Detroit News— It was just a few months ago that LaKeisha Johnson and her small children slept in a car when they couldn't count on a relative or a friend to provide them with a place to stay.
On Thursday, Johnson, 24, showed off her new two-bedroom apartment at Oakman Place Apartments, part of a program to house young, homeless adults, as well as those who have aged out of the state's foster care system.
"This is beautiful," said Johnson, as she showed off the expansive ground floor apartment, fully furnished with new furniture. "It doesn't seem real."
The 24-unit, three-story complex on Oakman Boulevard near Woodrow Wilson includes gated parking and a washer and dryer in each apartment.
The $5.1 million development is the result of a partnership that includes Lutheran Child & Family Service of Michigan, Focus:HOPE and Michigan State Housing Development Authority MSHDA.
Robert G. Miles, president and CEO of Lutheran Child & Family Service of Michigan, said the Oakman Place program provides adequate housing and other support services for homeless youth and those who "age out of the welfare system."

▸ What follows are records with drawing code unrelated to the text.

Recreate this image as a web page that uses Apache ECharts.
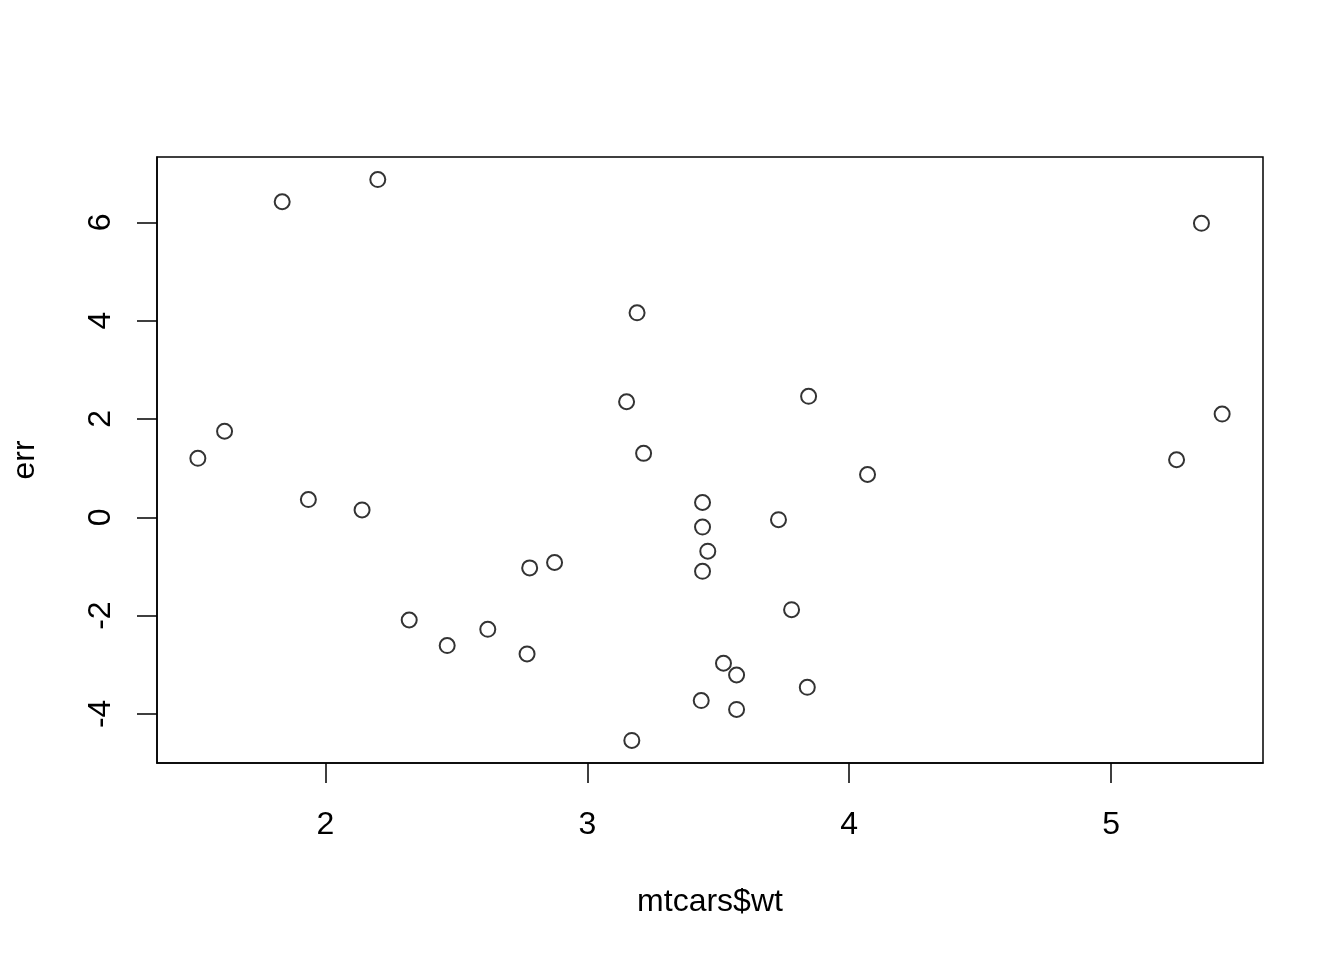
<!DOCTYPE html>
<html>
<head>
<meta charset="utf-8">
<script src="https://cdn.jsdelivr.net/npm/echarts@6/dist/echarts.min.js"></script>
<style>html,body{margin:0;padding:0;background:#fff}#c{width:1344px;height:960px}</style>
</head>
<body>
<div id="c"></div>
<script>
const wt = [2.620, 2.875, 2.320, 3.215, 3.440, 3.460, 3.570, 3.190, 3.150, 3.440, 3.440, 4.070, 3.730, 3.780, 5.250, 5.424, 5.345, 2.200, 1.615, 1.835, 2.465, 3.520, 3.435, 3.840, 3.845, 1.935, 2.140, 1.513, 3.170, 2.770, 3.570, 2.780];
const err = [-2.28, -0.92, -2.09, 1.30, -0.20, -0.69, -3.91, 4.16, 2.35, 0.30, -1.10, 0.87, -0.05, -1.88, 1.17, 2.10, 5.98, 6.87, 1.75, 6.42, -2.61, -2.97, -3.73, -3.46, 2.46, 0.36, 0.15, 1.20, -4.54, -2.78, -3.21, -1.03];
const xTicks = [2, 3, 4, 5];
const yTicks = [-4, -2, 0, 2, 4, 6];
const xRange = [1.357, 5.580];
const yRange = [-5.00, 7.33];

const font = 'Liberation Sans, Arial, sans-serif';
const chart = echarts.init(document.getElementById('c'), null, {renderer: 'canvas'});
chart.setOption({
  backgroundColor: '#fff',
  animation: false,
  grid: {left: 157, right: 81, top: 157, bottom: 197, show: true, borderColor: '#000', borderWidth: 1.5, backgroundColor: 'transparent'},
  xAxis: {
    type: 'value', min: xRange[0], max: xRange[1],
    name: 'mtcars$wt', nameLocation: 'middle', nameGap: 123,
    nameTextStyle: {color: '#000', fontSize: 32, fontFamily: font},
    axisLine: {show: true, onZero: false, lineStyle: {color: '#000', width: 1.5}},
    axisTick: {show: true, inside: false, length: 20, lineStyle: {color: '#000', width: 1.5}, customValues: xTicks},
    axisLabel: {show: true, margin: 46, color: '#000', fontSize: 32, fontFamily: font, customValues: xTicks},
    splitLine: {show: false}
  },
  yAxis: {
    type: 'value', min: yRange[0], max: yRange[1],
    name: 'err', nameLocation: 'middle', nameGap: 116,
    nameTextStyle: {color: '#000', fontSize: 32, fontFamily: font},
    axisLine: {show: true, onZero: false, lineStyle: {color: '#000', width: 1.5}},
    axisTick: {show: true, inside: false, length: 20, lineStyle: {color: '#000', width: 1.5}, customValues: yTicks},
    axisLabel: {show: true, margin: 40, rotate: 90, color: '#000', fontSize: 32, fontFamily: font, customValues: yTicks},
    splitLine: {show: false}
  },
  series: [{
    type: 'scatter',
    data: wt.map((w, i) => [w, err[i]]),
    symbol: 'circle', symbolSize: 15,
    itemStyle: {color: 'rgba(0,0,0,0)', borderColor: '#000', borderWidth: 2},
    emphasis: {disabled: true}
  }]
});
</script>
</body>
</html>
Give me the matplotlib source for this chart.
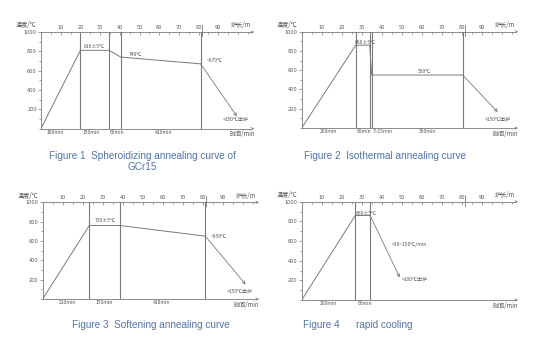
import matplotlib
matplotlib.use("Agg")
import matplotlib.pyplot as plt
from matplotlib.ticker import MultipleLocator, FixedLocator

W, H = 560, 344
fig = plt.figure(figsize=(W / 100, H / 100), dpi=100)
fig.patch.set_facecolor("white")

CJK = ["Noto Sans CJK SC", "DejaVu Sans"]
LINE = "#7a7a7a"
TXT = "#555555"
CAP = "#5274a6"

# ---------------- data ----------------
# Figure 1: spheroidizing annealing
p1_time = [0, 20, 34.5, 40.5, 81]
p1_temp = [0, 810, 810, 740, 670]
p1_end = (99.5, 125)
p1_vlines = [20, 34.5, 40.5, 81]
p1_seg_labels = ["180min", "150min", "60min", "410min"]
p1_seg_x = [7.1, 25.4, 38.6, 62]
p1_notes = ["810±5℃", "740℃", "~670℃", "<150℃出炉"]
p1_notes_xy = [(27, 845), (47.7, 772), (88, 700), (99, 98)]

# Figure 2: isothermal annealing
p2_time = [0, 27, 34, 35, 80.5]
p2_temp = [0, 860, 860, 550, 550]
p2_end = (98, 165)
p2_vlines = [27, 34, 35, 80.5]
p2_seg_labels = ["200min", "60min", "7~15min", "360min"]
p2_seg_x = [13.2, 31, 40.5, 63]
p2_notes = ["860±5℃", "550℃", "<150℃出炉"]
p2_notes_xy = [(32, 886), (61.4, 585), (98, 93)]

# Figure 3: softening annealing
p3_time = [0, 23.3, 38.6, 81.3]
p3_temp = [0, 760, 760, 650]
p3_end = (101.5, 150)
p3_vlines = [23.3, 38.6, 81.3]
p3_seg_labels = ["210min", "150min", "410min"]
p3_seg_x = [12.2, 31, 59.6]
p3_notes = ["730±5℃", "~650℃", "<150℃出炉"]
p3_notes_xy = [(31.4, 807), (88, 650), (98.4, 83)]

# Figure 4: rapid cooling
p4_time = [0, 26.8, 34.2]
p4_temp = [0, 860, 860]
p4_end = (49, 230)
p4_vlines = [26.8, 34.2]
p4_seg_labels = ["200min", "60min"]
p4_seg_x = [13.2, 31.7]
p4_notes = ["860±5℃", ">30~150℃/min", "<100℃出炉"]
p4_notes_xy = [(32.4, 878), (53.7, 560), (56.6, 214)]

top_ticks = [10, 20, 30, 40, 50, 60, 70, 80, 90]
y_ticks = [200, 400, 600, 800, 1000]
XMAX = 107

panels = [
    # x0 px, y(1000) px, y(0) px, px per unit, data...
    (41.0, 32.0, 128.5, 1.97, p1_time, p1_temp, p1_end, p1_vlines, p1_seg_labels, p1_seg_x, p1_notes, p1_notes_xy),
    (301.7, 31.7, 128.0, 2.0, p2_time, p2_temp, p2_end, p2_vlines, p2_seg_labels, p2_seg_x, p2_notes, p2_notes_xy),
    (42.7, 202.3, 299.0, 2.0, p3_time, p3_temp, p3_end, p3_vlines, p3_seg_labels, p3_seg_x, p3_notes, p3_notes_xy),
    (301.7, 201.7, 300.0, 2.0, p4_time, p4_temp, p4_end, p4_vlines, p4_seg_labels, p4_seg_x, p4_notes, p4_notes_xy),
]

FS = 3.6
for (x0, ytop, ybot, ppu, t, T, end, vl, segl, segx, notes, notes_xy) in panels:
    w = XMAX * ppu
    h = ybot - ytop
    ax = fig.add_axes([x0 / W, 1 - ybot / H, w / W, h / H])
    ax.set_xlim(0, XMAX)
    ax.set_ylim(0, 1000)
    ax.patch.set_alpha(0)
    ax.spines["right"].set_visible(False)
    for s in ["left", "top", "bottom"]:
        ax.spines[s].set_color(LINE)
        ax.spines[s].set_linewidth(0.6)
    ax.yaxis.set_major_locator(FixedLocator(y_ticks))
    ax.yaxis.set_minor_locator(MultipleLocator(100))
    ax.xaxis.set_major_locator(FixedLocator(top_ticks))
    ax.xaxis.set_minor_locator(MultipleLocator(5))
    ax.tick_params(axis="x", which="both", top=True, labeltop=True, bottom=False,
                   labelbottom=False, direction="in", color=LINE, width=0.5,
                   labelsize=FS, labelcolor=TXT, pad=1.5)
    ax.tick_params(axis="x", which="major", length=2)
    ax.tick_params(axis="x", which="minor", length=1.2)
    ax.tick_params(axis="y", which="both", direction="out", color=LINE, width=0.5,
                   labelsize=FS, labelcolor=TXT, pad=1)
    ax.tick_params(axis="y", which="major", length=2)
    ax.tick_params(axis="y", which="minor", length=1.2)
    ax.set_yticklabels([str(v) for v in y_ticks])
    ax.set_xticklabels([str(v) for v in top_ticks])

    # axis arrows
    for yy in (0, 1000):
        ax.annotate("", xy=(XMAX + 2.5, yy), xytext=(XMAX - 1, yy),
                    arrowprops=dict(arrowstyle="->", lw=0.5, color=LINE,
                                    mutation_scale=4), annotation_clip=False)
    # furnace-length mark near 81.5 m
    ax.plot([81.5, 81.5], [960, 1070], color=LINE, lw=0.6, clip_on=False)

    # vertical stage lines
    for v in vl:
        ax.plot([v, v], [0, 1000], color=LINE, lw=0.8)
    # curve
    ax.plot(t, T, color=LINE, lw=0.7)
    ax.annotate("", xy=end, xytext=(t[-1], T[-1]),
                arrowprops=dict(arrowstyle="->", lw=0.6, color=LINE,
                                mutation_scale=5, shrinkA=0, shrinkB=0),
                annotation_clip=False)

    for lab, sx in zip(segl, segx):
        ax.text(sx, -40, lab, fontsize=FS, color=TXT, ha="center", va="center",
                family=CJK, clip_on=False)
    for lab, (nx, ny) in zip(notes, notes_xy):
        ax.text(nx, ny, lab, fontsize=FS, color=TXT, ha="center", va="center",
                family=CJK, clip_on=False)
    ax.text(-7.5, 1070, "温度/℃", fontsize=4.4, color=TXT, ha="center",
            va="center", family=CJK, clip_on=False)
    ax.text(101.5, 1070, "炉长/m", fontsize=4.4, color=TXT, ha="center",
            va="center", family=CJK, clip_on=False)
    ax.text(102, -60, "时间/min", fontsize=4.4, color=TXT, ha="center",
            va="center", family=CJK, clip_on=False)

capkw = dict(fontsize=7.2, color=CAP, family=["Liberation Sans", "DejaVu Sans"],
             va="center")
fig.text(49 / W, 1 - 156 / H, "Figure 1  Spheroidizing annealing curve of", ha="left", **capkw)
fig.text(142 / W, 1 - 167.5 / H, "GCr15", ha="center", **capkw)
fig.text(304 / W, 1 - 156 / H, "Figure 2  Isothermal annealing curve", ha="left", **capkw)
fig.text(72 / W, 1 - 325 / H, "Figure 3  Softening annealing curve", ha="left", **capkw)
fig.text(303 / W, 1 - 325 / H, "Figure 4      rapid cooling", ha="left", **capkw)

fig.savefig("out.png", dpi=100, facecolor="white")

"Very few of our own children make the transition into adulthood without ongoing support and supportive services," Miles said. "Through this development, we have become more sensitized to the number of families who are challenged to find adequate, safe and affordable housing."
Miles said Thursday he hopes the residents will "love each other, support each other and become a community."
Selecting the first families to live in Oakman Place was a difficult task for social worker Carolyn Rayford, the deputy regional director for Lutheran Child & Family Service.